(Short problem): Only the lines from the line containing "Rebuild this chart" through the line containing "124, 121, 120]" should be reproduced, please, with no pictures.

(Dataset extract):
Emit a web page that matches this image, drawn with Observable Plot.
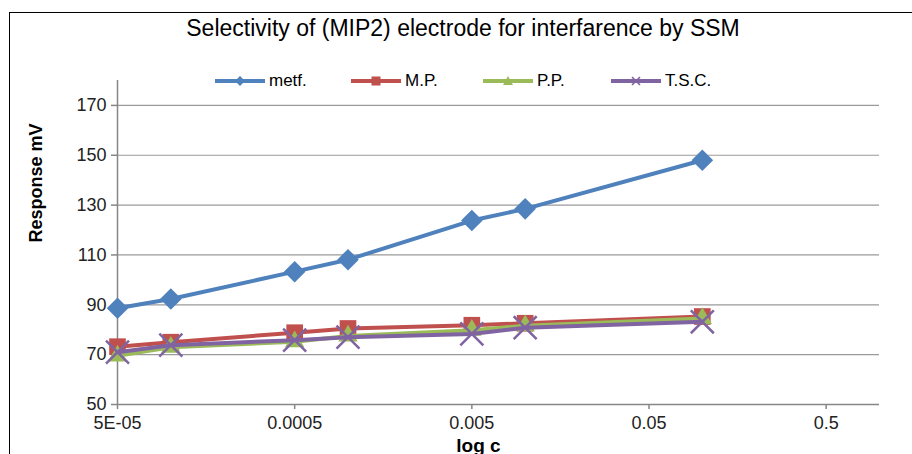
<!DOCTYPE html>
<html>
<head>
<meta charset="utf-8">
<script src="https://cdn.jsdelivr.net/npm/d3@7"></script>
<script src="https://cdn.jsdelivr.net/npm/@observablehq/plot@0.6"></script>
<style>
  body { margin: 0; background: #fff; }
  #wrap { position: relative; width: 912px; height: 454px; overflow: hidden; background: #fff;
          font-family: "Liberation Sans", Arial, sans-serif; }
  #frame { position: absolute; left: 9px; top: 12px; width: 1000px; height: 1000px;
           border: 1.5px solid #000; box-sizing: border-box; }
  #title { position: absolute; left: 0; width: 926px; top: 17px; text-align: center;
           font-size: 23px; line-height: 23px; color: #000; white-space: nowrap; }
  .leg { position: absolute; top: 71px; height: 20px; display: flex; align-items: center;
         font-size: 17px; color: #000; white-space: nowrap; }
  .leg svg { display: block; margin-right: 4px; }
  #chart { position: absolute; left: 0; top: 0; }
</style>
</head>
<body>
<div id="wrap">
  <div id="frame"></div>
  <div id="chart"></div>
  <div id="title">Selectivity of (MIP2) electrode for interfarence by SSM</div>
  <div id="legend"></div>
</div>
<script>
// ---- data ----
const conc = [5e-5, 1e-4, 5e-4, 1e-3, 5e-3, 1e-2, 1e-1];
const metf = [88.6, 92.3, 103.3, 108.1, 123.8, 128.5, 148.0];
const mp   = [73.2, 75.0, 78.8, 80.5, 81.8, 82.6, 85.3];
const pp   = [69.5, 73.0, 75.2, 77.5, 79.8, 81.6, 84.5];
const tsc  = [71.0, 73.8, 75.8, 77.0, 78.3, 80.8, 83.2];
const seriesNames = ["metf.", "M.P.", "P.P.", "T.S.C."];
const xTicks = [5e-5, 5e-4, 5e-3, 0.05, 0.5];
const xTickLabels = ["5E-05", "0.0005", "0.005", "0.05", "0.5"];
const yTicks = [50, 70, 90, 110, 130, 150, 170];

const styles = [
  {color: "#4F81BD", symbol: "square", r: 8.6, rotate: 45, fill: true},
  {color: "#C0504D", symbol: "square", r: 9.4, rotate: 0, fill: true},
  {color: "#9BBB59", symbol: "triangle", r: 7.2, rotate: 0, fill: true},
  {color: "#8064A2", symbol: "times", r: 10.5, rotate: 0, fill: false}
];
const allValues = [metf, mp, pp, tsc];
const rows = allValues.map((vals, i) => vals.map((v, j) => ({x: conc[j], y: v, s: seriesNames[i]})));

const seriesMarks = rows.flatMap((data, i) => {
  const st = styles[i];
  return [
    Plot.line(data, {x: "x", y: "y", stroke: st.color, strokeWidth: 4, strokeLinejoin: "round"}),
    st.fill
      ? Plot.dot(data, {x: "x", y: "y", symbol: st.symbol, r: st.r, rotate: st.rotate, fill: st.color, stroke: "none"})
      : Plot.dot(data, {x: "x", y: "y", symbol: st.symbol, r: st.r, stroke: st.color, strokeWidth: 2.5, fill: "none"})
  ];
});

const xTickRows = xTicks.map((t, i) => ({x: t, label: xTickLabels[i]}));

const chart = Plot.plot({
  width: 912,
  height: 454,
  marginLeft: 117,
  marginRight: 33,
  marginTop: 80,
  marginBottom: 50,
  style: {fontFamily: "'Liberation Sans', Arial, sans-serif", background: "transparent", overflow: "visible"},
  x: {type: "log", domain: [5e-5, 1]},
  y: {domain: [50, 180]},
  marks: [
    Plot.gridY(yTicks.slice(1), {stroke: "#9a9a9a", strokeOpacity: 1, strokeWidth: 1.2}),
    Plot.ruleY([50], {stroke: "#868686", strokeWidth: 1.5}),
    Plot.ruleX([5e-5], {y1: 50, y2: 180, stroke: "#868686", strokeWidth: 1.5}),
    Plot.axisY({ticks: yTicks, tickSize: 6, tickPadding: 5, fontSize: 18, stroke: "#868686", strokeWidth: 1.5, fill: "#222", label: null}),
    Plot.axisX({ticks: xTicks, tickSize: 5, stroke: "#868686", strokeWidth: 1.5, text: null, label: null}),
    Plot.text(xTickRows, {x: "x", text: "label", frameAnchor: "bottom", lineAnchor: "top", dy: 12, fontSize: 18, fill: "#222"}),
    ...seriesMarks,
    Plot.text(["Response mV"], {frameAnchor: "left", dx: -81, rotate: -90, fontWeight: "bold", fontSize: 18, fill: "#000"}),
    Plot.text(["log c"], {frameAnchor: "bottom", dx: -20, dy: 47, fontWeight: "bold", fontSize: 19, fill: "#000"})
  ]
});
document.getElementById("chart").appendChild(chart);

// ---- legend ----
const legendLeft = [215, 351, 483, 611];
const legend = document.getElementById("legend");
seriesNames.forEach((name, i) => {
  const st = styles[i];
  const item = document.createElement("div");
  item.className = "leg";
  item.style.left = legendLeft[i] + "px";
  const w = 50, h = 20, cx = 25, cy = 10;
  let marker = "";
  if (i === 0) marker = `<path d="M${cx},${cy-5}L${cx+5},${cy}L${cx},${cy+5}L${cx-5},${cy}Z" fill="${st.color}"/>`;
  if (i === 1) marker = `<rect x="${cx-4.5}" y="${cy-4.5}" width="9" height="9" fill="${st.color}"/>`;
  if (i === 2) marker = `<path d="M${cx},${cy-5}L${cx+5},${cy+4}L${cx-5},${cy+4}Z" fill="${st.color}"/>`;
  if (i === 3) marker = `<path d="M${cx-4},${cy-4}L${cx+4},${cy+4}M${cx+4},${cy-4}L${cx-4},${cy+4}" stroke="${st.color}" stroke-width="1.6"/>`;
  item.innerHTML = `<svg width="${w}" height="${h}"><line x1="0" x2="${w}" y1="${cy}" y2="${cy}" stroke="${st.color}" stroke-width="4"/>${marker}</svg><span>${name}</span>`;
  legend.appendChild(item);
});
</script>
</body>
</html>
...
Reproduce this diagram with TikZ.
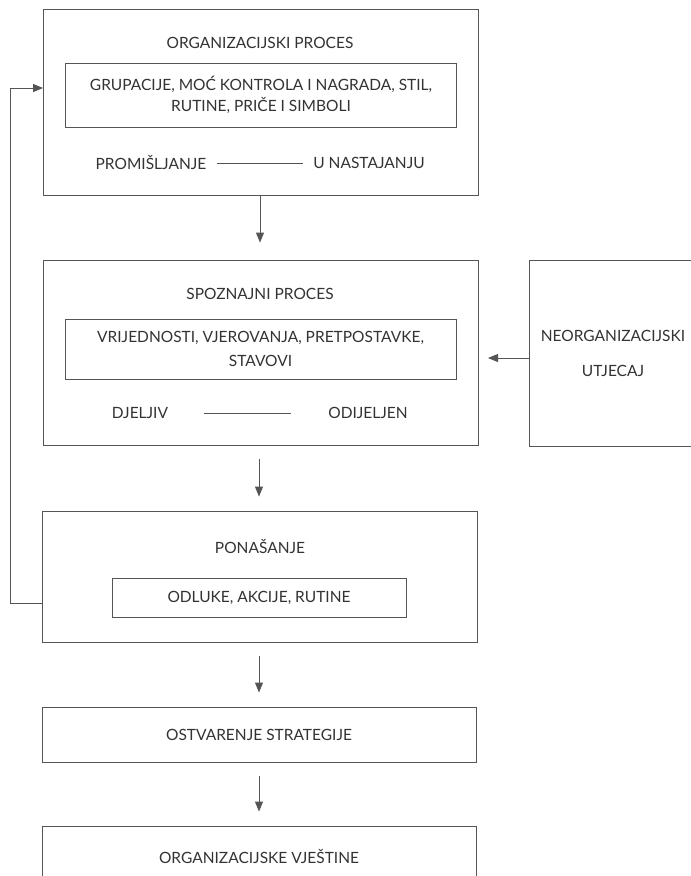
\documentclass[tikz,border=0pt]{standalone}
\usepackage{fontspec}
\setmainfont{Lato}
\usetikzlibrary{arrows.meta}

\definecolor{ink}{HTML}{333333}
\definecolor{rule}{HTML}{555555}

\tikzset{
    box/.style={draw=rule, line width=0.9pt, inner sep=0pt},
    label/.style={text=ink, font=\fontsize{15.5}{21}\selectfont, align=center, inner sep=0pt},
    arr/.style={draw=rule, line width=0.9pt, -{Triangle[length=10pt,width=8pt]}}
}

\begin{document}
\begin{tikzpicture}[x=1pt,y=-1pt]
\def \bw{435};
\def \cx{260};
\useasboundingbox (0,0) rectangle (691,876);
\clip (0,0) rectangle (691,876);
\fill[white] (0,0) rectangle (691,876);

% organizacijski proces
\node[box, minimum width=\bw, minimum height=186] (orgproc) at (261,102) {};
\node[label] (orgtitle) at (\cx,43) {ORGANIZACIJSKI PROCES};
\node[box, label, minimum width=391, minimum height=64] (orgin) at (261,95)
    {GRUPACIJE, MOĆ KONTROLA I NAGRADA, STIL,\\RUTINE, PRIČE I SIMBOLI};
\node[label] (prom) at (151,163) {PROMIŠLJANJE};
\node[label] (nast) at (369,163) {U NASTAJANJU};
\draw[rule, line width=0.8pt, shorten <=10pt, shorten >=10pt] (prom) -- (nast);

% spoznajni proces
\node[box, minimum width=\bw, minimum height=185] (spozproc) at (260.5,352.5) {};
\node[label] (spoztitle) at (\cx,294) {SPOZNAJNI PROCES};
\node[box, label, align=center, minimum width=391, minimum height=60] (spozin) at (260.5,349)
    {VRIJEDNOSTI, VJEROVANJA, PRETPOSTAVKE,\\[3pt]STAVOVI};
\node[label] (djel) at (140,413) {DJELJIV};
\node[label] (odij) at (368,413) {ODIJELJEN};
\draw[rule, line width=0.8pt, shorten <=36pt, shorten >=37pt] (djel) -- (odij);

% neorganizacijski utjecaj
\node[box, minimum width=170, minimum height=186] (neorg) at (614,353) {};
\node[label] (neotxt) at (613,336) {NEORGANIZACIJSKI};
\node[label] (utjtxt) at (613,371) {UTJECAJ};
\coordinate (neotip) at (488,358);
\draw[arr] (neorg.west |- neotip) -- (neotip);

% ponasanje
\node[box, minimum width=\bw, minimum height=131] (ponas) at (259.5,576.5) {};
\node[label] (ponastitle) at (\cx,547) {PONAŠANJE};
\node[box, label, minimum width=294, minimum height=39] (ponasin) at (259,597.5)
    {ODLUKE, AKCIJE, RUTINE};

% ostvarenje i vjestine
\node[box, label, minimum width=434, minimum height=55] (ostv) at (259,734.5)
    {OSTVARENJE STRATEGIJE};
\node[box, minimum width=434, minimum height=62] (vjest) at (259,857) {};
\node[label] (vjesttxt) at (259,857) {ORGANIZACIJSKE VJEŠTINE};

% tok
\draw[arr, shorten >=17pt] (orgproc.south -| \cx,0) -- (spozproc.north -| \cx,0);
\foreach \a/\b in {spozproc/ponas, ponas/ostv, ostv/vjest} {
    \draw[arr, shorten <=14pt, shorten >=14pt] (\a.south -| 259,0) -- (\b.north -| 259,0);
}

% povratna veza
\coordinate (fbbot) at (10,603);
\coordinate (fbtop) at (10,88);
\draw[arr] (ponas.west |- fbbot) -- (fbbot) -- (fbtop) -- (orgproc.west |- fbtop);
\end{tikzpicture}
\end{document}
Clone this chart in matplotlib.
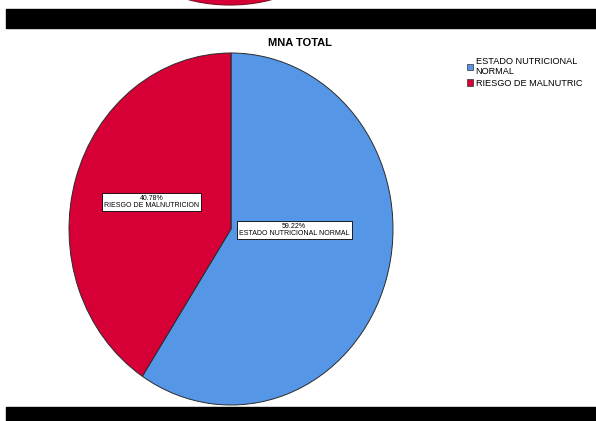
* * *
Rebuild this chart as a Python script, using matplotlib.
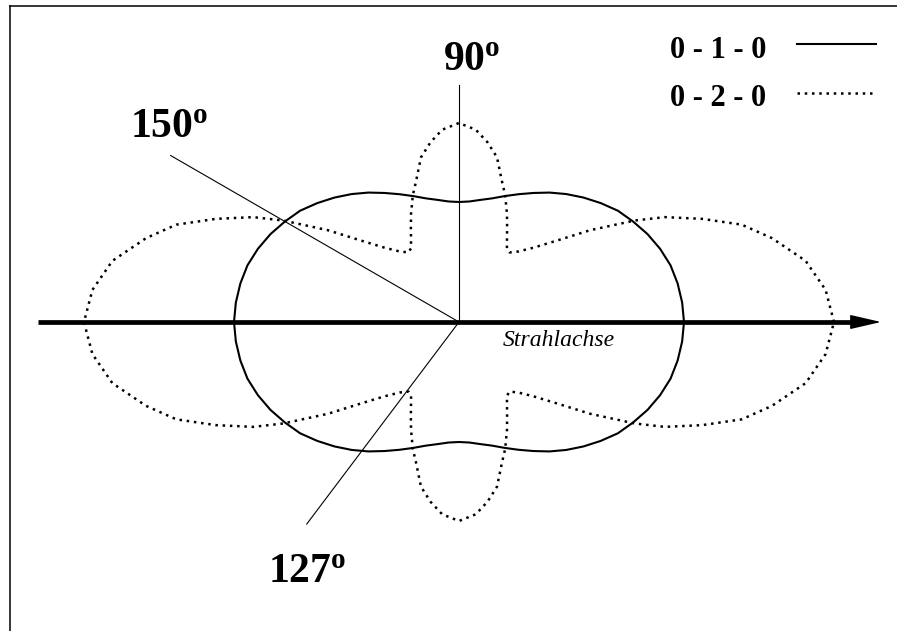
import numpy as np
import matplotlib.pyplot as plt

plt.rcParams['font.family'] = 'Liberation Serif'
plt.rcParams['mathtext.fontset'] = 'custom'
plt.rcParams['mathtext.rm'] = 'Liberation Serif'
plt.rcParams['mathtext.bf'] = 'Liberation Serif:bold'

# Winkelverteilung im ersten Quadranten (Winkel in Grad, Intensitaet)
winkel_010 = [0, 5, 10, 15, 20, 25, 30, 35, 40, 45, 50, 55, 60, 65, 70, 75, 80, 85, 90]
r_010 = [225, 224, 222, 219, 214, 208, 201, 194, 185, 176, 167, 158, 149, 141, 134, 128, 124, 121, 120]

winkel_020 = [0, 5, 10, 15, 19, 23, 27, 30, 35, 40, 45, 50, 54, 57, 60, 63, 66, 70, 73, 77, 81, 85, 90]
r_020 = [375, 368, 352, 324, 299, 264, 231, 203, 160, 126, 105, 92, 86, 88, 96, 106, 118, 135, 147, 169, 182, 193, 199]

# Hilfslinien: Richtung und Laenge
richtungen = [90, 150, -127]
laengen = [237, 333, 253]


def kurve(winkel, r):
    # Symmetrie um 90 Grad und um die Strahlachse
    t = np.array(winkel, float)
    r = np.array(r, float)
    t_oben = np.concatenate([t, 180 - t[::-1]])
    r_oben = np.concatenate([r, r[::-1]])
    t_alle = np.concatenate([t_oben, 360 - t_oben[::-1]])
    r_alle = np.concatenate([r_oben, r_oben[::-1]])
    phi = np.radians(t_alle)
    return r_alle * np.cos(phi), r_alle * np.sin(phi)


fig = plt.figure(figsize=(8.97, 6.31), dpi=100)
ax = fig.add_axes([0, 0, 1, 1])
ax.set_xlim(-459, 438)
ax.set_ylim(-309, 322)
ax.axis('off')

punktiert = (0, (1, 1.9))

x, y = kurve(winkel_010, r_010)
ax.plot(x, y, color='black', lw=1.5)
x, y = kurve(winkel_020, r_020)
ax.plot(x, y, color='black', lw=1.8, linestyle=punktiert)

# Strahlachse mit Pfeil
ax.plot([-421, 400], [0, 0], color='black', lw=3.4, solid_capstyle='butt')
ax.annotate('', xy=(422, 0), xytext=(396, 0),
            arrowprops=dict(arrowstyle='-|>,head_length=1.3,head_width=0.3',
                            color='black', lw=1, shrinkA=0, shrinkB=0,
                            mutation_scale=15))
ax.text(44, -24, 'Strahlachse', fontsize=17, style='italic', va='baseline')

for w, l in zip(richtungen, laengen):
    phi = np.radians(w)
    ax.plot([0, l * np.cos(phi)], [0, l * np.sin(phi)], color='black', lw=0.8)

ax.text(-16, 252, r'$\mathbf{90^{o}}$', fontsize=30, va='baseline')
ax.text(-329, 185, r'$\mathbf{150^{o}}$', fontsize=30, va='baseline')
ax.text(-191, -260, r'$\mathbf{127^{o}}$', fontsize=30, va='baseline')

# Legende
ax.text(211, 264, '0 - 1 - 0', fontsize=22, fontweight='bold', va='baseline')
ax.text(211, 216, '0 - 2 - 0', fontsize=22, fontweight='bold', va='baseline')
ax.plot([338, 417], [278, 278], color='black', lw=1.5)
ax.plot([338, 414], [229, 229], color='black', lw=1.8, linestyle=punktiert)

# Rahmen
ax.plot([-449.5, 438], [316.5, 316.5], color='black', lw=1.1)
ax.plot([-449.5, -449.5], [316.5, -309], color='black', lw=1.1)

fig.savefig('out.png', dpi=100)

(Completed exercise):
Rebuild this chart as a Python script, using matplotlib.
import numpy as np
import matplotlib.pyplot as plt

plt.rcParams['font.family'] = 'Liberation Serif'
plt.rcParams['mathtext.fontset'] = 'custom'
plt.rcParams['mathtext.rm'] = 'Liberation Serif'
plt.rcParams['mathtext.bf'] = 'Liberation Serif:bold'

# Winkelverteilung im ersten Quadranten (Winkel in Grad, Intensitaet)
winkel_010 = [0, 5, 10, 15, 20, 25, 30, 35, 40, 45, 50, 55, 60, 65, 70, 75, 80, 85, 90]
r_010 = [225, 224, 222, 219, 214, 208, 201, 194, 185, 176, 167, 158, 149, 141, 134, 128, 124, 121, 120]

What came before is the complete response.